Mr. JORGE ENRIQUE (Decorator): (Foreign spoken)
MCCARTHY: It's a coveted job, he says, but the people do it as much for love as money. They weave their gossamer dreams and parade seams under tight secrecy. It's not giving away too much to say that flesh is not the only thing on parade. Politics is also on display, with floats this year about environmental disputes and Latin American unity, a theme Venezuela helped finance.
Some 50,000 marchers will strut down this loudspeaker-lined concrete runway a half a mile long before judges and 70,000 spectators. The 14 Samba schools on parade represent some of the poorest, most dangerous communities in Rio. That hasn't stopped corporate sponsors vying to associate with them. The Samba schools began to organize in the 1930's, and what started as homespun fun is today big business.

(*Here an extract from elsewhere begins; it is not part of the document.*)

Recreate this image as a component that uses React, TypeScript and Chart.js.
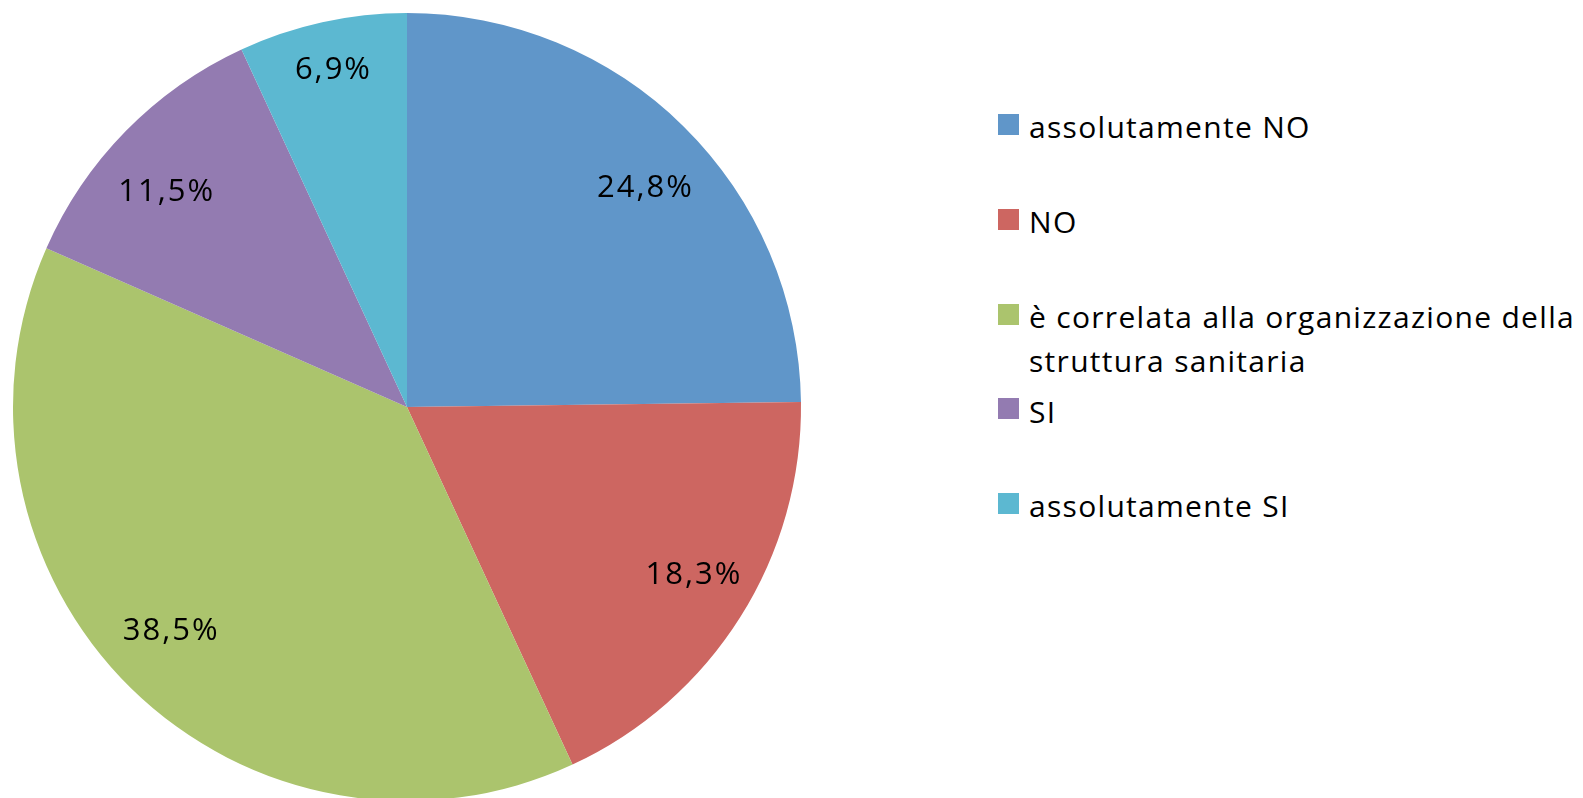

Box seats sell for as much as $1,000, and Rio expects a half a billion dollars in revenues. And while the elite meet at exclusive masquerade balls, street parties with their improvised costumes are sweeping through neighborhoods. Claudia Curie(ph) says they are a better by than the Sambadrome.
Ms. CLAUDIA CURIE (Brazil): It's so difficult to buy the tickets. It's expensive. And we like street Carnivale. It's very, very popular here in Rio.
MCCARTHY: Back at the warehouse, cloaked in secret, the Samba school portello puts the finishing touches on a unique contribution to this year's Carnivale. The school which closes the competition Monday night will feature a float dedicated to victims of Katrina.
Julie McCarthy, NPR News, Rio de Janeiro.